▶ AIM OF THE TASK:
Retype, with no alterations, every line between the one containing "Give me the matplotlib source for this chart." and the one containing "plt.rcParams['mathtext.fontset'] = 'stix'", counting both of those lines too. Pictures are to be left out.

▶ EXERCISE DATA:
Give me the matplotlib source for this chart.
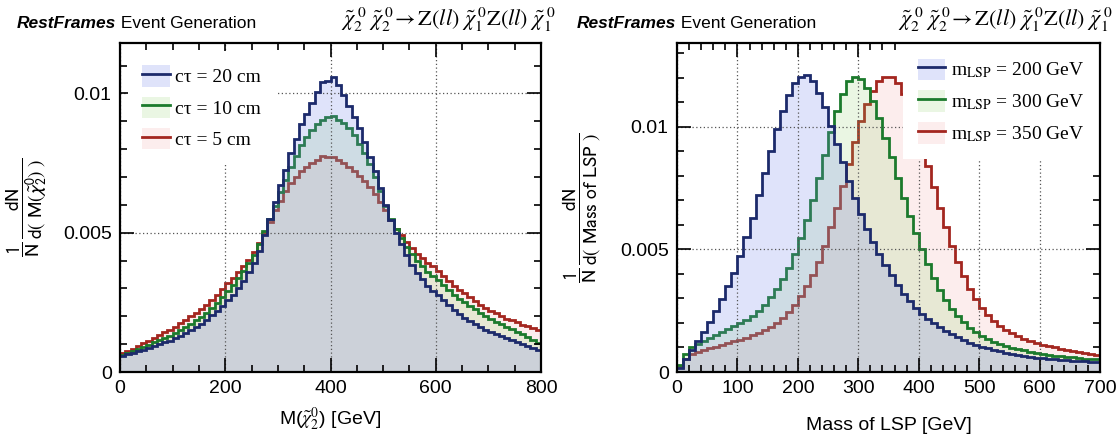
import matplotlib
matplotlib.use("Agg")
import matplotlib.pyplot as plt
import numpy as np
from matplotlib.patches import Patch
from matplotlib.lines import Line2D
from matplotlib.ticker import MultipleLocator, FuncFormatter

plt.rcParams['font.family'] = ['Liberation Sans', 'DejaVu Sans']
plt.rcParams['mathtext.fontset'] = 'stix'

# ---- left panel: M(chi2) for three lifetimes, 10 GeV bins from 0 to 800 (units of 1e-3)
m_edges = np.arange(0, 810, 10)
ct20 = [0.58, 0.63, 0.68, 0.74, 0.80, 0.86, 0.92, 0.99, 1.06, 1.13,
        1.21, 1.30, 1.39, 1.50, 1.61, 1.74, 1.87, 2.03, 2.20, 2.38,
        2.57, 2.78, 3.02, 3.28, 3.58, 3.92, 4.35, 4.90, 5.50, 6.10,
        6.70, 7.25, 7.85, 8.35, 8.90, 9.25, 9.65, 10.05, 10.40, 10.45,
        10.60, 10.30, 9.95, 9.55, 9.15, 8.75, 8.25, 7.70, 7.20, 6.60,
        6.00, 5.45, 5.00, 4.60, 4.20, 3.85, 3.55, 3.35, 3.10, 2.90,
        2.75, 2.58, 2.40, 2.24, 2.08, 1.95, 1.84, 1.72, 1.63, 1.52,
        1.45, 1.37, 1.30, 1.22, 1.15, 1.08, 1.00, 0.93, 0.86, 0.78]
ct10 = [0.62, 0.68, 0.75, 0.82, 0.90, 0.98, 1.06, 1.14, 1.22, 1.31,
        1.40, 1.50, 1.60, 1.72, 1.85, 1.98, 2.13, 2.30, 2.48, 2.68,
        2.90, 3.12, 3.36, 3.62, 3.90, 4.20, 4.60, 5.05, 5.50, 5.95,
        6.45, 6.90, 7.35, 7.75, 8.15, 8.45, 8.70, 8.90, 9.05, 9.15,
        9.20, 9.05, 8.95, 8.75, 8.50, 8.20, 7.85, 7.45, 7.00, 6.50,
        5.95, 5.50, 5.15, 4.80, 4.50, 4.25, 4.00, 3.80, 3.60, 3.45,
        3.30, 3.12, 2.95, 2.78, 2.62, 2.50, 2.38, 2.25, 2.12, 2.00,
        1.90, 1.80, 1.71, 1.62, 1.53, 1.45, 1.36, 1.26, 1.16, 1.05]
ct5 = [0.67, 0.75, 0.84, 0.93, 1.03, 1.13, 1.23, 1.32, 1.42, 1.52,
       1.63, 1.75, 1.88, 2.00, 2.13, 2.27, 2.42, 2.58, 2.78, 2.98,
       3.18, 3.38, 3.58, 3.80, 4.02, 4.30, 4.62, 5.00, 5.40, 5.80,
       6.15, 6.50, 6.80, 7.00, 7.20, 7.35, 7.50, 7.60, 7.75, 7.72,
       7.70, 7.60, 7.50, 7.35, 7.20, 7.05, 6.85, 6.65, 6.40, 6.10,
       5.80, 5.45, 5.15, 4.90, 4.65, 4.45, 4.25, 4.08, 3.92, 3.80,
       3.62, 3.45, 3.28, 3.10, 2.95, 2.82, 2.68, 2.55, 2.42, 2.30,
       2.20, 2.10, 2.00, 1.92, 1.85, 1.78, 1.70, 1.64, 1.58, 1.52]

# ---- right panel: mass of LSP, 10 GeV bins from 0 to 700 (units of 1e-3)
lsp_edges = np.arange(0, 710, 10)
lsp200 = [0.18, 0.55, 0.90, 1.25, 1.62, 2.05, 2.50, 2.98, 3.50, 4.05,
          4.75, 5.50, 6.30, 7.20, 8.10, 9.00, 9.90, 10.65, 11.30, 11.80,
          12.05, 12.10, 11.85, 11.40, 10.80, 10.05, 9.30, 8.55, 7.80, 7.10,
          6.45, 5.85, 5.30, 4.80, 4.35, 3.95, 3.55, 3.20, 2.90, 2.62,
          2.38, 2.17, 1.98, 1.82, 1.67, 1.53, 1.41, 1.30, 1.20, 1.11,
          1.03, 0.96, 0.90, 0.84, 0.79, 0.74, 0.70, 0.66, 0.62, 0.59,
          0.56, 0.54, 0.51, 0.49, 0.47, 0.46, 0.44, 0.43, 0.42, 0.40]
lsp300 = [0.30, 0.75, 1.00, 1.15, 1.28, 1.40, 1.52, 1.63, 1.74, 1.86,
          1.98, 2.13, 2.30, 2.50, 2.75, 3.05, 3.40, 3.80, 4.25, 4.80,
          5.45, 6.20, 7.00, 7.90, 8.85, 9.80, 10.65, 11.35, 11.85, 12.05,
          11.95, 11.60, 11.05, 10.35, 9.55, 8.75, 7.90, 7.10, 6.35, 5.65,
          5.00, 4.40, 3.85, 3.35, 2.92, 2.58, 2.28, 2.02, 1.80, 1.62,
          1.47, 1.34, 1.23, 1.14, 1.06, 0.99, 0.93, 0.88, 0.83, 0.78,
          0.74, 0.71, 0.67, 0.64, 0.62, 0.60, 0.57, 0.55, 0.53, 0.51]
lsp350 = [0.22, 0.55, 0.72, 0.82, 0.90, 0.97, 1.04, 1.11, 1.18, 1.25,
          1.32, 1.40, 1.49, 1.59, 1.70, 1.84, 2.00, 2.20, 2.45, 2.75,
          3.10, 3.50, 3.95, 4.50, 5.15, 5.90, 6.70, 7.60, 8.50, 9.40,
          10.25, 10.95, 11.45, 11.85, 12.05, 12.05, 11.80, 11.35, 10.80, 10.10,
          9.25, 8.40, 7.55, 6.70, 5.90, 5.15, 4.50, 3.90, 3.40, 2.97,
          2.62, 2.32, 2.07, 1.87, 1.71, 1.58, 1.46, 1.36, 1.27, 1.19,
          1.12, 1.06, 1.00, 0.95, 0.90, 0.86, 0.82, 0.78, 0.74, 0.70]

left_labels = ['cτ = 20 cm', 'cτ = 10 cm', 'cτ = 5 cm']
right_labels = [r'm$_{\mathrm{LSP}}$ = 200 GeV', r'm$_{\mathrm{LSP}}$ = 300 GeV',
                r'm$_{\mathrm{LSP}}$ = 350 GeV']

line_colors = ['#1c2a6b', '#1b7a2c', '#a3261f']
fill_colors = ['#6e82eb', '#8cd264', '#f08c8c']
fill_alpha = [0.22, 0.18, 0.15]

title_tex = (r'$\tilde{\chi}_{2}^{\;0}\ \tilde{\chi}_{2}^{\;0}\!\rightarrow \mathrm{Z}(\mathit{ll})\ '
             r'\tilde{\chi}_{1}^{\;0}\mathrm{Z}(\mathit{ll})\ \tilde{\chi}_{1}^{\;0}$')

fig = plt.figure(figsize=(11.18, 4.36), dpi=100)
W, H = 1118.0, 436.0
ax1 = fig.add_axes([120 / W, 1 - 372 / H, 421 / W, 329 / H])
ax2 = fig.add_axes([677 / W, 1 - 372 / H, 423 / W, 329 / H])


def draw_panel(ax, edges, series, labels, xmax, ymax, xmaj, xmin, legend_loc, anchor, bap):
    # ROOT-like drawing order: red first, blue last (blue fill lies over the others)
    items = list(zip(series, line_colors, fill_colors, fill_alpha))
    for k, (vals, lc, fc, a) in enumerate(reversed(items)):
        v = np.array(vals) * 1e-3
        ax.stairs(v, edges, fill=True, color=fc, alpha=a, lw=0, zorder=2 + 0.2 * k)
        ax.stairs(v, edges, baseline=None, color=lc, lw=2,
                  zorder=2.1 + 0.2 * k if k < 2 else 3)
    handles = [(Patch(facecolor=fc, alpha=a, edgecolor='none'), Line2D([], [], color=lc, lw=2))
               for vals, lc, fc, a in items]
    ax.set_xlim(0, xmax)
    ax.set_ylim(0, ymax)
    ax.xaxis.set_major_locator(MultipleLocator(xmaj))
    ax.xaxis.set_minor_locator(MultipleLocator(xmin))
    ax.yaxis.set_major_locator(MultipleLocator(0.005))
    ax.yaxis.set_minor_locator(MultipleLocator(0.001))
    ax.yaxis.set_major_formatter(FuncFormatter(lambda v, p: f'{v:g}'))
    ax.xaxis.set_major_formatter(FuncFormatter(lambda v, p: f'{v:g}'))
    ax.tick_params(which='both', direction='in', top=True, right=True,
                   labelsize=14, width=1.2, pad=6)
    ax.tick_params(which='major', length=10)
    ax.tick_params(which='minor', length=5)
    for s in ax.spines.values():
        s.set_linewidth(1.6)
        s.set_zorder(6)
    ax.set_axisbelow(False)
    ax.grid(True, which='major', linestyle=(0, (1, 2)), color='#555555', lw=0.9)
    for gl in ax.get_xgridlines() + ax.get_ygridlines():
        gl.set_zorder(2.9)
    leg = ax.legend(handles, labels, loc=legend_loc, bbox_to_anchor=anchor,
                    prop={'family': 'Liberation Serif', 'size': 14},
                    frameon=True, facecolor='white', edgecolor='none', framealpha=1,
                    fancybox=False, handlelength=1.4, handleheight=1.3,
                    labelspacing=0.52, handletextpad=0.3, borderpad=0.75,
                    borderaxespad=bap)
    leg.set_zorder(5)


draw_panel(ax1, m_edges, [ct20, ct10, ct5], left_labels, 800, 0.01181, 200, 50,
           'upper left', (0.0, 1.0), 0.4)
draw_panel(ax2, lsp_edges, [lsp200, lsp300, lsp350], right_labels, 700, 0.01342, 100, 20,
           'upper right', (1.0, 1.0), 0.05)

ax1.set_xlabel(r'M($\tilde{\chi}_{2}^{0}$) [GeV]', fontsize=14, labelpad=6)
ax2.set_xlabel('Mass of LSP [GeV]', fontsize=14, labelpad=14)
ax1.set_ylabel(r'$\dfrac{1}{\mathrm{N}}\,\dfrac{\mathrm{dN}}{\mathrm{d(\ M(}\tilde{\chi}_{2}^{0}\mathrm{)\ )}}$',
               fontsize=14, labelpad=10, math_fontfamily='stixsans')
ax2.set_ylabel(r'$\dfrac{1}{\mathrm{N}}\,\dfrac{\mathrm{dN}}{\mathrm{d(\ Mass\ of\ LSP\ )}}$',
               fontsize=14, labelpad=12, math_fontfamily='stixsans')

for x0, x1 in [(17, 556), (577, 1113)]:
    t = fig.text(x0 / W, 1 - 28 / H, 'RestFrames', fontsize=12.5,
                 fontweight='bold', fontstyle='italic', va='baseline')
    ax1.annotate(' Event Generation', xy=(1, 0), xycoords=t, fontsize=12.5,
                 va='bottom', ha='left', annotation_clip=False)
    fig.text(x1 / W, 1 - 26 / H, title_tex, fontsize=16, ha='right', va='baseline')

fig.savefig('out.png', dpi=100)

...

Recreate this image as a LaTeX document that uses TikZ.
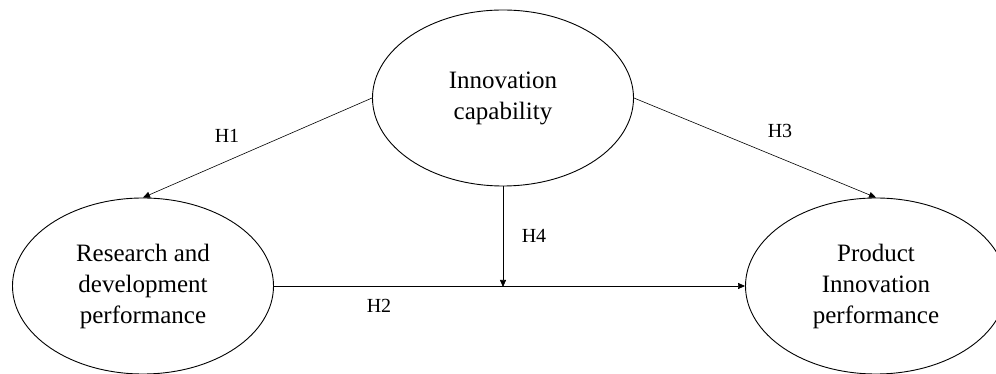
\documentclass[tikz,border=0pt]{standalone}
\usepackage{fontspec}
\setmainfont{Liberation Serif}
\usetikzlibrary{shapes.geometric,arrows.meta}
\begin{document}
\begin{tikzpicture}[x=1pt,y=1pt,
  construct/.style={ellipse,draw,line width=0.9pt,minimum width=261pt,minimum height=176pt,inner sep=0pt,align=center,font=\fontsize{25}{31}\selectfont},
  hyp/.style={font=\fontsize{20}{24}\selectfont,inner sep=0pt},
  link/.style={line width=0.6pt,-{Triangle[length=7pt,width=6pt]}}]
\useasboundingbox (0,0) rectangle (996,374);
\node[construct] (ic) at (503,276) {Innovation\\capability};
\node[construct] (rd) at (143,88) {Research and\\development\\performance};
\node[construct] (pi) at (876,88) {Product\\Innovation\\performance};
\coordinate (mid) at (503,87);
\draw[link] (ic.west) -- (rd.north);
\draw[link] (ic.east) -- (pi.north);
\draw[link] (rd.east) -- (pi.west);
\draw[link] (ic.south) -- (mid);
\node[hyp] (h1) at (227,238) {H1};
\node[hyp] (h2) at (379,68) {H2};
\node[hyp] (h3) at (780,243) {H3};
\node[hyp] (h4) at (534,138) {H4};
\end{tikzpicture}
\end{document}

▶ WRITTEN ANSWER:
Give me the matplotlib source for this chart.
import matplotlib
matplotlib.use("Agg")
import matplotlib.pyplot as plt
import numpy as np
from matplotlib.patches import Patch
from matplotlib.lines import Line2D
from matplotlib.ticker import MultipleLocator, FuncFormatter

plt.rcParams['font.family'] = ['Liberation Sans', 'DejaVu Sans']
plt.rcParams['mathtext.fontset'] = 'stix'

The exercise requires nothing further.